▶ _Exercise details_
What lines of the data include the string "with"? Copy them all.

▶ _Data in this exercise_
|---|
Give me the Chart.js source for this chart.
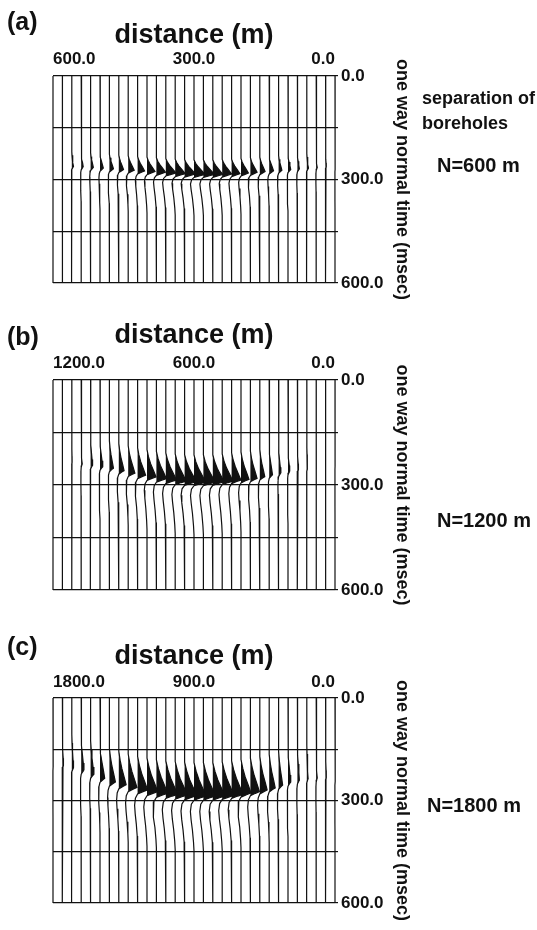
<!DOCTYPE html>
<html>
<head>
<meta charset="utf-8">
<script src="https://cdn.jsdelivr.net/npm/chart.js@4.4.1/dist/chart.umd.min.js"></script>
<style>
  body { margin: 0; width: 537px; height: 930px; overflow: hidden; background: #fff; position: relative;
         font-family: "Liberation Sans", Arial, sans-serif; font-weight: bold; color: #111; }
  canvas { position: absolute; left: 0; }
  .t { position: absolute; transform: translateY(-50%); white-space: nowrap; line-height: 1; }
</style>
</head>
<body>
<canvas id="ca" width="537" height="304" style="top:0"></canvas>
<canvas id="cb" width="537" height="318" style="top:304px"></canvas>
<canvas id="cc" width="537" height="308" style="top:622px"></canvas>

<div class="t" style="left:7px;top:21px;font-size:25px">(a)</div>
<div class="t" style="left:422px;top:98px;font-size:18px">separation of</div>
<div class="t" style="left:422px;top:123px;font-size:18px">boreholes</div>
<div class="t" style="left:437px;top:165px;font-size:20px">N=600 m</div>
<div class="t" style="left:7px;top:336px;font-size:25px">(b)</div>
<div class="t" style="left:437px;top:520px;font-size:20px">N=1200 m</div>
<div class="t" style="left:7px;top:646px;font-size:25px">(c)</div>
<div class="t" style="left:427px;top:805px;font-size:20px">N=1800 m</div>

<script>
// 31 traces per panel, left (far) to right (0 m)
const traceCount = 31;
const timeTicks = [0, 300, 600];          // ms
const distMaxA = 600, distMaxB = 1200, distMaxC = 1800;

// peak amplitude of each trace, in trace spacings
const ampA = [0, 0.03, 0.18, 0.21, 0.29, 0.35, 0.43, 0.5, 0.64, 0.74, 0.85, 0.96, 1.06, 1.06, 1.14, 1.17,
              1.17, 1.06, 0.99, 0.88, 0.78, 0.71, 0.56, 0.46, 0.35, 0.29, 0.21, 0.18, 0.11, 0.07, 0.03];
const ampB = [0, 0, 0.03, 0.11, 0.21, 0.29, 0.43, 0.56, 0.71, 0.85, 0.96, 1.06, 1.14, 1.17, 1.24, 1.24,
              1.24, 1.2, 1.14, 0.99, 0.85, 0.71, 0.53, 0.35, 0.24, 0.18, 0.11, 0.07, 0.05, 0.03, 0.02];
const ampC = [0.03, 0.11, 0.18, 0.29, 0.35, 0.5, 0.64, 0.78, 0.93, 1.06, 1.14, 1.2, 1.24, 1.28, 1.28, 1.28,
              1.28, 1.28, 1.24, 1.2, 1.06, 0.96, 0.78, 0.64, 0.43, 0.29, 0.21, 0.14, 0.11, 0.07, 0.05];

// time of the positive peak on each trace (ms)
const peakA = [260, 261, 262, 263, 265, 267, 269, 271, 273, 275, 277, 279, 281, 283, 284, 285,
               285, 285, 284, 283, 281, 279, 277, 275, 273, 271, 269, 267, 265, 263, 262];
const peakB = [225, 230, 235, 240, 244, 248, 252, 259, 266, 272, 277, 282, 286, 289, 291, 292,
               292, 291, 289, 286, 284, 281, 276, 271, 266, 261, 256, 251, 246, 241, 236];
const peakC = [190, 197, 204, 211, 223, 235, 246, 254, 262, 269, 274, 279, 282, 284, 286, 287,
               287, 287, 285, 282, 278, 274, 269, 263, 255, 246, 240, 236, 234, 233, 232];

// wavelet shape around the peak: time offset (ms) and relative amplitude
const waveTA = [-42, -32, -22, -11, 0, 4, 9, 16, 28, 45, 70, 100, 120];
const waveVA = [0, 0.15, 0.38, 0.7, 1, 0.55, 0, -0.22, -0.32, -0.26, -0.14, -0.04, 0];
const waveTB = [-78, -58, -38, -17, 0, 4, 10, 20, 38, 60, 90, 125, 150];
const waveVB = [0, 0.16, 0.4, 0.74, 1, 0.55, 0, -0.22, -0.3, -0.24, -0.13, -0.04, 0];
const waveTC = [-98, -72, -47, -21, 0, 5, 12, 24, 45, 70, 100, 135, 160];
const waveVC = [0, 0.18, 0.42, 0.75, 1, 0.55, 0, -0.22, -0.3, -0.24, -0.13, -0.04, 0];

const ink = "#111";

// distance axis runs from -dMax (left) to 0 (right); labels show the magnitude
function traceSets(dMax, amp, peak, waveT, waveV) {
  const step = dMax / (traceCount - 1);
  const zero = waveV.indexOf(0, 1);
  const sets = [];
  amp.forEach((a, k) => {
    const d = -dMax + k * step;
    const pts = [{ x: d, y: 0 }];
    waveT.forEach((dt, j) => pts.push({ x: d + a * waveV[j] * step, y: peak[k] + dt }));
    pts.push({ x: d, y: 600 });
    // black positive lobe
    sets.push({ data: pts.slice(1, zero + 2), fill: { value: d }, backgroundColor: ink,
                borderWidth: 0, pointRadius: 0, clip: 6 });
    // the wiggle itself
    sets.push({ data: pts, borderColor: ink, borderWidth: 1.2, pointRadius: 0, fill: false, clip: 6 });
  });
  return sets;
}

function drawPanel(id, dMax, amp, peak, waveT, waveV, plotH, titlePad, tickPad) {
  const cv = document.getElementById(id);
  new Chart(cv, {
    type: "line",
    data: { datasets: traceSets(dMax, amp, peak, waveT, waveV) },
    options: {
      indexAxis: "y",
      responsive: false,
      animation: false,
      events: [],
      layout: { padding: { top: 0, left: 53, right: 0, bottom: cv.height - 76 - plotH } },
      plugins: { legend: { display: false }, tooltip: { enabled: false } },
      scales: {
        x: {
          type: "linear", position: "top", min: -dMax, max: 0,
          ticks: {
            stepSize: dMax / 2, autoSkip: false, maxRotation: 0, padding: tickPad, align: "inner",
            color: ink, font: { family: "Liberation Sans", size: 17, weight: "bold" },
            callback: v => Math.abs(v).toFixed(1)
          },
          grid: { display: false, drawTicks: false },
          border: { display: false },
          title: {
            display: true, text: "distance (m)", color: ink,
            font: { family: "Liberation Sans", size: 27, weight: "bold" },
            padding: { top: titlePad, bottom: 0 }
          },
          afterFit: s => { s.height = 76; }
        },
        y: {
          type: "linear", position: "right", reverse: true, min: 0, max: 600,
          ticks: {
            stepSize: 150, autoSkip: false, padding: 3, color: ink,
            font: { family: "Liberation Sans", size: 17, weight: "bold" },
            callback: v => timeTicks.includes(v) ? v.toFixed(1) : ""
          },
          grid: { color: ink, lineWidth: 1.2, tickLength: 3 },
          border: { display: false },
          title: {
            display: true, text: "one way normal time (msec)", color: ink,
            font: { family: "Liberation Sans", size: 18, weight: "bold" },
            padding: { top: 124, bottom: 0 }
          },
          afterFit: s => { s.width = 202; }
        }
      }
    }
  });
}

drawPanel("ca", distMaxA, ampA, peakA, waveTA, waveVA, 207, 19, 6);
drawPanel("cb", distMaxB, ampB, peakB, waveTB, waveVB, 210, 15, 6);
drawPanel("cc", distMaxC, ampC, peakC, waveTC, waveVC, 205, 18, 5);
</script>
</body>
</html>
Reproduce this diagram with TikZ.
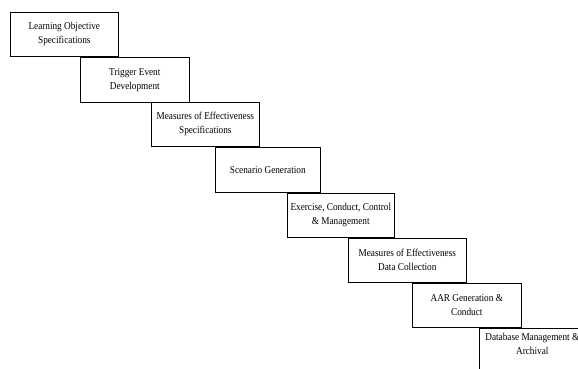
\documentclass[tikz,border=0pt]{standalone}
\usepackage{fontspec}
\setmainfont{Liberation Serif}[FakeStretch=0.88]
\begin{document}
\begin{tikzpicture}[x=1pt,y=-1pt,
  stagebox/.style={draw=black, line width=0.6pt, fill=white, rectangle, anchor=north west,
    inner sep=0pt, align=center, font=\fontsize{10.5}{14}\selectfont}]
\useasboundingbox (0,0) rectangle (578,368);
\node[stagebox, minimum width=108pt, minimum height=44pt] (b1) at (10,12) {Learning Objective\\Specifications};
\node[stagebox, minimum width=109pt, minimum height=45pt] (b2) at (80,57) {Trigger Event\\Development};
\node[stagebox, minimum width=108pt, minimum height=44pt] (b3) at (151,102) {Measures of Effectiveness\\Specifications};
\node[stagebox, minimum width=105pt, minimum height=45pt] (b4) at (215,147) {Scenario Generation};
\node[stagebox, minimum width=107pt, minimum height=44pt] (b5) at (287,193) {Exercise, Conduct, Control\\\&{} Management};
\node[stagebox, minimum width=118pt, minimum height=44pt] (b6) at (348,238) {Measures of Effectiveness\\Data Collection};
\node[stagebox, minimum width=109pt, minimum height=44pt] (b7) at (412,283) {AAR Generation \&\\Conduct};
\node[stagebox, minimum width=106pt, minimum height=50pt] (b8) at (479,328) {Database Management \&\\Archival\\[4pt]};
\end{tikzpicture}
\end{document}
|---|
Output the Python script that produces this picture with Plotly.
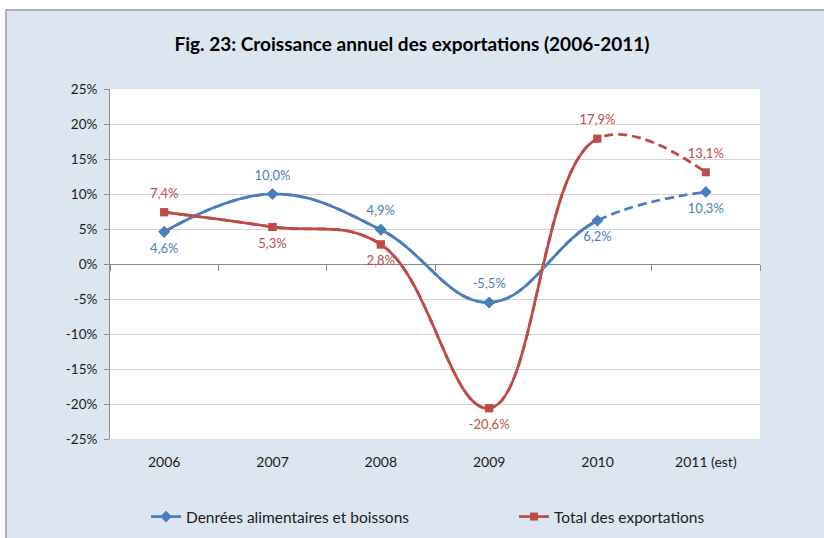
|---|
▶ _Exercise result_
Reproduce this diagram with TikZ.
Output the Python script that produces this picture with Plotly.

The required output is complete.